Jiangxi Nomal university, China
Pol. J. Environ. Stud. 2020;29(2):1849–1868
Heavy metal pollution is one of the important threats to river water quality and human health. Here, we collected surface water samples from the mainstream and tributaries in the Ganjiang River basin in January and July, 2015, in order to delineate the temporal-spatial distribution characteristics of heavy metals, identify their sources, and assess their potential risk. Compared with China’s environmental quality standards for drinking water, our results revealed that 5 heavy metals, including Fe, Al, As, Mn and Tl, exceeded the standard values and the over-standard rates were 21.62%, 16.22%, 8.11%, 4.05% and 4.05%, respectively. The concentrations of hydrochemical ions and heavy metals exhibited significant seasonal variation and spatial heterogeneity.
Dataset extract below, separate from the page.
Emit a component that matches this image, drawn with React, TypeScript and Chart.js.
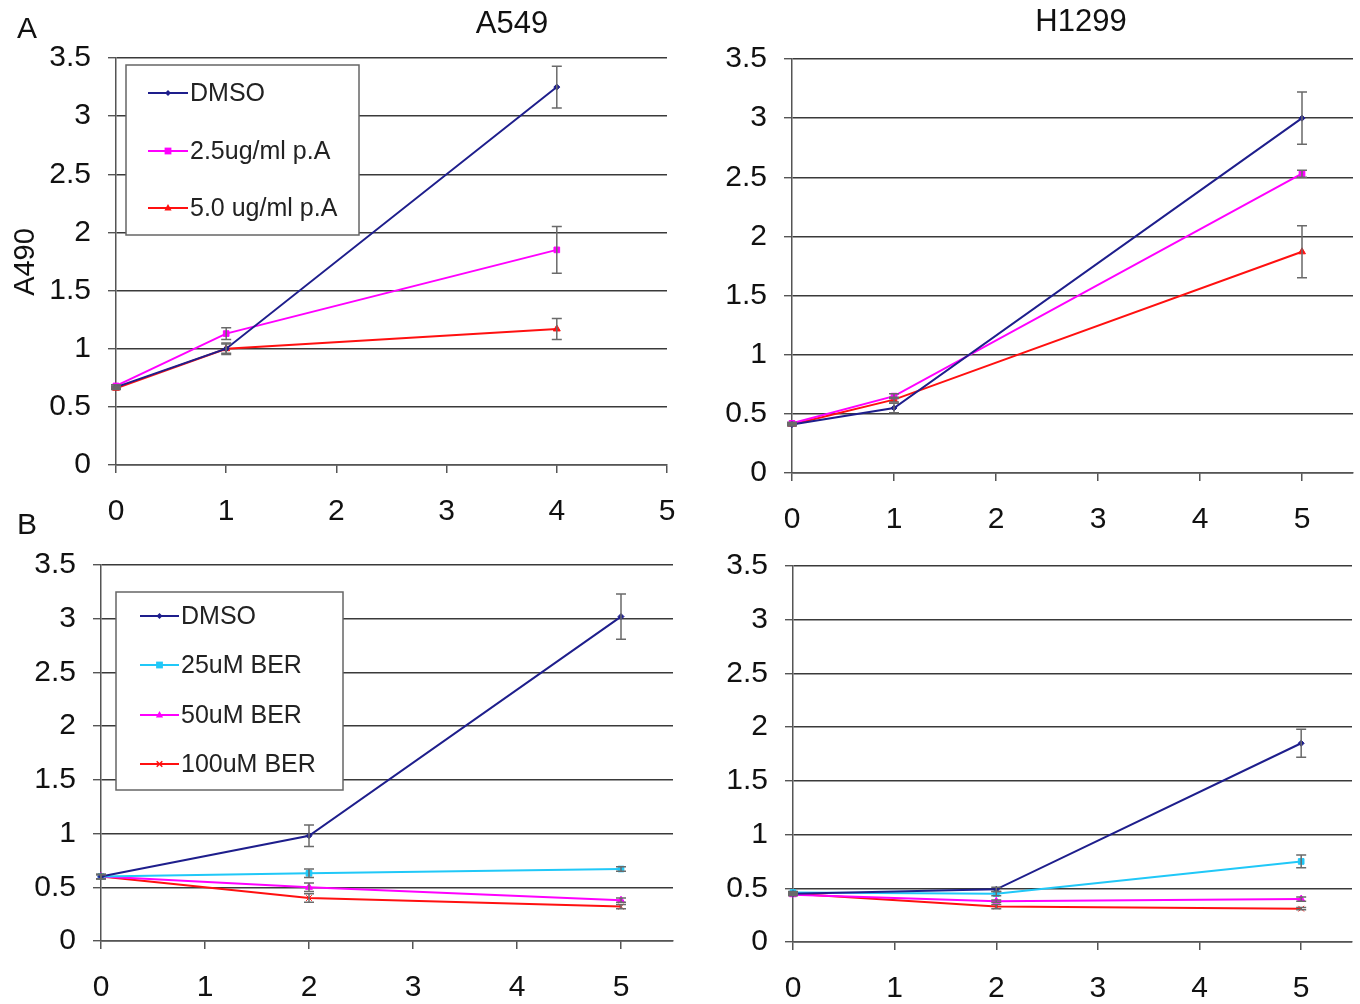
import React, { useEffect, useRef } from 'react';
import { Chart, registerables } from 'chart.js';
Chart.register(...registerables);

const FONT = '"Liberation Sans", Arial, Helvetica, sans-serif';

// ---- Panel A, A549 ----
const daysA549A = [0, 1, 4];
const dmsoA549A = [0.67, 1.0, 3.25];
const dmsoA549AErr = [0.01, 0.05, 0.18];
const pa25A549A = [0.68, 1.13, 1.85];
const pa25A549AErr = [0.01, 0.05, 0.2];
const pa50A549A = [0.66, 1.0, 1.17];
const pa50A549AErr = [0.01, 0.04, 0.09];

// ---- Panel A, H1299 ----
const daysH1299A = [0, 1, 5];
const dmsoH1299A = [0.41, 0.55, 3.0];
const dmsoH1299AErr = [0.01, 0.04, 0.22];
const pa25H1299A = [0.42, 0.65, 2.53];
const pa25H1299AErr = [0.01, 0.02, 0.03];
const pa50H1299A = [0.41, 0.62, 1.87];
const pa50H1299AErr = [0.01, 0.02, 0.22];

// ---- Panel B, A549 ----
const daysA549B = [0, 2, 5];
const dmsoA549B = [0.6, 0.98, 3.02];
const dmsoA549BErr = [0.02, 0.1, 0.21];
const ber25A549B = [0.6, 0.63, 0.67];
const ber25A549BErr = [0.02, 0.04, 0.02];
const ber50A549B = [0.6, 0.5, 0.38];
const ber50A549BErr = [0.02, 0.04, 0.02];
const ber100A549B = [0.6, 0.4, 0.32];
const ber100A549BErr = [0.02, 0.04, 0.02];

// ---- Panel B, H1299 ----
const daysH1299B = [0, 2, 5];
const dmsoH1299B = [0.45, 0.49, 1.85];
const dmsoH1299BErr = [0.01, 0.02, 0.13];
const ber25H1299B = [0.46, 0.45, 0.75];
const ber25H1299BErr = [0.01, 0.02, 0.06];
const ber50H1299B = [0.44, 0.38, 0.4];
const ber50H1299BErr = [0.01, 0.01, 0.02];
const ber100H1299B = [0.45, 0.33, 0.31];
const ber100H1299BErr = [0.01, 0.02, 0.01];

const yTicks = [0, 0.5, 1, 1.5, 2, 2.5, 3, 3.5];
const xTicks = [0, 1, 2, 3, 4, 5];
const labelsA = ['DMSO', '2.5ug/ml p.A', '5.0 ug/ml p.A'];
const labelsB = ['DMSO', '25uM BER', '50uM BER', '100uM BER'];

const NAVY = '#1E1E8C';
const MAGENTA = '#FF00FF';
const RED = '#FF1010';
const CYAN = '#20C8F8';

const AXIS = '#555555';

type Series = { label: string; days: number[]; vals: number[]; err: number[]; color: string; style: string; radius: number };

const styleA = [
  { color: NAVY, style: 'rectRot', radius: 3 },
  { color: MAGENTA, style: 'rect', radius: 4 },
  { color: RED, style: 'triangle', radius: 4 },
];
const styleB = [
  { color: NAVY, style: 'rectRot', radius: 3 },
  { color: CYAN, style: 'rect', radius: 4 },
  { color: MAGENTA, style: 'triangle', radius: 4 },
  { color: RED, style: 'crossRot', radius: 4 },
];

function mk(labels: string[], styles: any[], days: number[], vals: number[][], errs: number[][]): Series[] {
  return labels.map((l, i) => ({ label: l, days, vals: vals[i], err: errs[i], ...styles[i] }));
}

type Legend = { x: number; y: number; w: number; h: number; rows: number[]; lx0: number; lx1: number; tx: number };
type Panel = { left: number; top: number; right: number; bottom: number; xMax: number; series: Series[]; legend?: Legend };

const panels: Panel[] = [
  {
    left: 116, top: 58, right: 667, bottom: 465, xMax: 5,
    series: mk(labelsA, styleA, daysA549A, [dmsoA549A, pa25A549A, pa50A549A], [dmsoA549AErr, pa25A549AErr, pa50A549AErr]),
    legend: { x: 126, y: 65, w: 233, h: 170, rows: [93, 151, 208], lx0: 148, lx1: 188, tx: 190 },
  },
  {
    left: 792, top: 59, right: 1353, bottom: 473, xMax: 5.5,
    series: mk(labelsA, styleA, daysH1299A, [dmsoH1299A, pa25H1299A, pa50H1299A], [dmsoH1299AErr, pa25H1299AErr, pa50H1299AErr]),
  },
  {
    left: 101, top: 565, right: 673, bottom: 941, xMax: 5.5,
    series: mk(labelsB, styleB, daysA549B, [dmsoA549B, ber25A549B, ber50A549B, ber100A549B], [dmsoA549BErr, ber25A549BErr, ber50A549BErr, ber100A549BErr]),
    legend: { x: 116, y: 592, w: 227, h: 198, rows: [616, 665, 715, 764], lx0: 140, lx1: 179, tx: 181 },
  },
  {
    left: 793, top: 566, right: 1352, bottom: 942, xMax: 5.5,
    series: mk(labelsB, styleB, daysH1299B, [dmsoH1299B, ber25H1299B, ber50H1299B, ber100H1299B], [dmsoH1299BErr, ber25H1299BErr, ber50H1299BErr, ber100H1299BErr]),
  },
];

const PAD_L = 100;
const PAD_T = 40;
const PAD_R = 40;
const PAD_B = 70;

function drawMarker(ctx: CanvasRenderingContext2D, style: string, r: number, x: number, y: number, color: string) {
  ctx.save();
  ctx.fillStyle = color;
  ctx.strokeStyle = color;
  ctx.lineWidth = 1.5;
  ctx.beginPath();
  if (style === 'rectRot') {
    ctx.moveTo(x, y - r); ctx.lineTo(x + r, y); ctx.lineTo(x, y + r); ctx.lineTo(x - r, y); ctx.closePath(); ctx.fill();
  } else if (style === 'rect') {
    ctx.rect(x - r * 0.85, y - r * 0.85, r * 1.7, r * 1.7); ctx.fill();
  } else if (style === 'triangle') {
    ctx.moveTo(x, y - r); ctx.lineTo(x + r * 0.9, y + r * 0.6); ctx.lineTo(x - r * 0.9, y + r * 0.6); ctx.closePath(); ctx.fill();
  } else {
    const d = r * 0.7;
    ctx.moveTo(x - d, y - d); ctx.lineTo(x + d, y + d); ctx.moveTo(x + d, y - d); ctx.lineTo(x - d, y + d); ctx.stroke();
  }
  ctx.restore();
}

const errorBarPlugin = {
  id: 'errorBars',
  afterDatasetsDraw(chart: any) {
    const ctx = chart.ctx;
    const ys = chart.scales.y;
    chart.data.datasets.forEach((ds: any, di: number) => {
      const meta = chart.getDatasetMeta(di);
      meta.data.forEach((pt: any, i: number) => {
        const e = ds.errors ? ds.errors[i] : 0;
        if (!e) return;
        const v = ds.data[i].y;
        const yt = ys.getPixelForValue(v + e);
        const yb = ys.getPixelForValue(v - e);
        ctx.save();
        ctx.strokeStyle = '#6A6A6A';
        ctx.lineWidth = 1.5;
        ctx.beginPath();
        ctx.moveTo(pt.x, yt);
        ctx.lineTo(pt.x, yb);
        ctx.moveTo(pt.x - 5, yt);
        ctx.lineTo(pt.x + 5, yt);
        ctx.moveTo(pt.x - 5, yb);
        ctx.lineTo(pt.x + 5, yb);
        ctx.stroke();
        ctx.restore();
      });
    });
  },
};

const boxLegendPlugin = {
  id: 'boxLegend',
  afterDraw(chart: any, _args: any, opts: any) {
    const lg = opts && opts.box;
    if (!lg) return;
    const ctx = chart.ctx;
    ctx.save();
    ctx.fillStyle = '#ffffff';
    ctx.fillRect(lg.x, lg.y, lg.w, lg.h);
    ctx.strokeStyle = '#666666';
    ctx.lineWidth = 1.5;
    ctx.strokeRect(lg.x, lg.y, lg.w, lg.h);
    chart.data.datasets.forEach((ds: any, i: number) => {
      const y = lg.rows[i];
      ctx.strokeStyle = ds.borderColor;
      ctx.lineWidth = 2;
      ctx.beginPath();
      ctx.moveTo(lg.lx0, y);
      ctx.lineTo(lg.lx1, y);
      ctx.stroke();
      drawMarker(ctx, ds.pointStyle, ds.pointRadius, (lg.lx0 + lg.lx1) / 2, y, ds.borderColor);
      ctx.fillStyle = '#222222';
      ctx.font = `25px ${FONT}`;
      ctx.textAlign = 'left';
      ctx.textBaseline = 'middle';
      ctx.fillText(ds.label, lg.tx, y + 1);
    });
    ctx.restore();
  },
};

function PanelChart({ p }: { p: Panel }) {
  const ref = useRef<HTMLCanvasElement>(null);
  const cl = p.left - PAD_L;
  const ct = p.top - PAD_T;
  const cw = p.right - p.left + PAD_L + PAD_R;
  const ch = p.bottom - p.top + PAD_T + PAD_B;
  useEffect(() => {
    if (!ref.current) return;
    const legendLocal = p.legend
      ? {
          x: p.legend.x - cl, y: p.legend.y - ct, w: p.legend.w, h: p.legend.h,
          rows: p.legend.rows.map((r) => r - ct), lx0: p.legend.lx0 - cl, lx1: p.legend.lx1 - cl, tx: p.legend.tx - cl,
        }
      : null;
    const chart = new Chart(ref.current, {
      type: 'scatter',
      data: {
        datasets: p.series.map((s) => ({
          label: s.label,
          data: s.days.map((d, i) => ({ x: d, y: s.vals[i] })),
          errors: s.err,
          showLine: true,
          borderColor: s.color,
          backgroundColor: s.color,
          borderWidth: 2,
          pointStyle: s.style,
          pointRadius: s.radius,
          pointBorderWidth: 1,
          clip: false,
        })) as any,
      },
      options: {
        responsive: false,
        animation: false,
        devicePixelRatio: 1,
        layout: { padding: { left: 0, top: PAD_T, right: PAD_R, bottom: 0 } },
        plugins: {
          legend: { display: false },
          tooltip: { enabled: false },
          boxLegend: { box: legendLocal },
        } as any,
        scales: {
          x: {
            type: 'linear',
            min: 0,
            max: p.xMax,
            afterFit: (s: any) => { s.height = PAD_B; },
            afterBuildTicks: (s: any) => { s.ticks = xTicks.map((v) => ({ value: v })); },
            ticks: { color: '#111', font: { family: FONT, size: 30 }, padding: 21, maxRotation: 0, autoSkip: false },
            grid: { drawOnChartArea: false, drawTicks: true, tickLength: 8, color: AXIS, lineWidth: 1.5 },
            border: { display: true, color: AXIS, width: 1.5 },
          },
          y: {
            type: 'linear',
            min: 0,
            max: 3.5,
            afterFit: (s: any) => { s.width = PAD_L; },
            afterBuildTicks: (s: any) => { s.ticks = yTicks.map((v) => ({ value: v })); },
            ticks: { color: '#111', font: { family: FONT, size: 30 }, padding: 17, autoSkip: false, callback: (v: any) => String(v) },
            grid: { drawOnChartArea: true, drawTicks: true, tickLength: 8, color: '#3A3A3A', lineWidth: 1.4, borderDash: [2, 2], tickBorderDash: [], tickColor: AXIS },
            border: { display: true, color: AXIS, width: 1.5 },
          },
        },
      } as any,
      plugins: [errorBarPlugin, boxLegendPlugin],
    });
    // correct plot-area position so it lands exactly where intended
    for (let k = 0; k < 2; k++) {
      const ca = chart.chartArea;
      const pad: any = (chart.options as any).layout.padding;
      const wantTop = PAD_T;
      const wantRight = cw - PAD_R;
      const wantBottom = ch - PAD_B;
      const dTop = ca.top - wantTop;
      const dRight = wantRight - ca.right;
      const dBottom = ca.bottom - wantBottom;
      if (Math.abs(dTop) < 0.5 && Math.abs(dRight) < 0.5 && Math.abs(dBottom) < 0.5) break;
      (chart.options as any).layout.padding = {
        left: pad.left,
        top: pad.top - dTop,
        right: pad.right - dRight,
        bottom: pad.bottom + dBottom,
      };
      chart.update();
    }
    return () => chart.destroy();
  }, []);
  return (
    <canvas
      ref={ref}
      width={cw}
      height={ch}
      style={{ position: 'absolute', left: cl, top: ct, width: cw, height: ch }}
    />
  );
}

const txt = (s: string, x: number, y: number, size: number, extra: any = {}) => (
  <div
    style={{
      position: 'absolute', left: x, top: y, transform: 'translate(-50%, -50%)' + (extra.rot ? ' rotate(-90deg)' : ''),
      fontFamily: FONT, fontSize: size, lineHeight: 1, color: '#111', whiteSpace: 'nowrap',
    }}
  >
    {s}
  </div>
);

export default function App() {
  return (
    <div style={{ position: 'absolute', left: 0, top: 0, width: 1360, height: 1004, background: '#fff', overflow: 'hidden' }}>
      {panels.map((p, i) => <PanelChart key={i} p={p} />)}
      {txt('A', 27, 28, 30)}
      {txt('B', 27, 524, 30)}
      {txt('A549', 512, 22, 31)}
      {txt('H1299', 1081, 20, 31)}
      {txt('A490', 24, 262, 29, { rot: true })}
    </div>
  );
}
Multivariate statistical approaches indicated that intense anthropogenic activities (mining industries and agricultural activities) were the most important sources of heavy metals in the Ganjiang River, and the upstream of the Ganjiang (in southern Jiangxi Province) and the Yuan River were the regions with the most serious pollution. Assessming health risk using the hazard index (HI) and carcinogenic risk (CR) recommended by the USEPA showed that children were more susceptible to the health risk than adults, and As was the most largest contributor leading to noncarcinogenic and carcinogenic risk to human health. Therefore, effective measures such as controls on mining wastewater and the use of pesticides and fertilizers should be taken by local government to protect aquatic ecosystems and human health.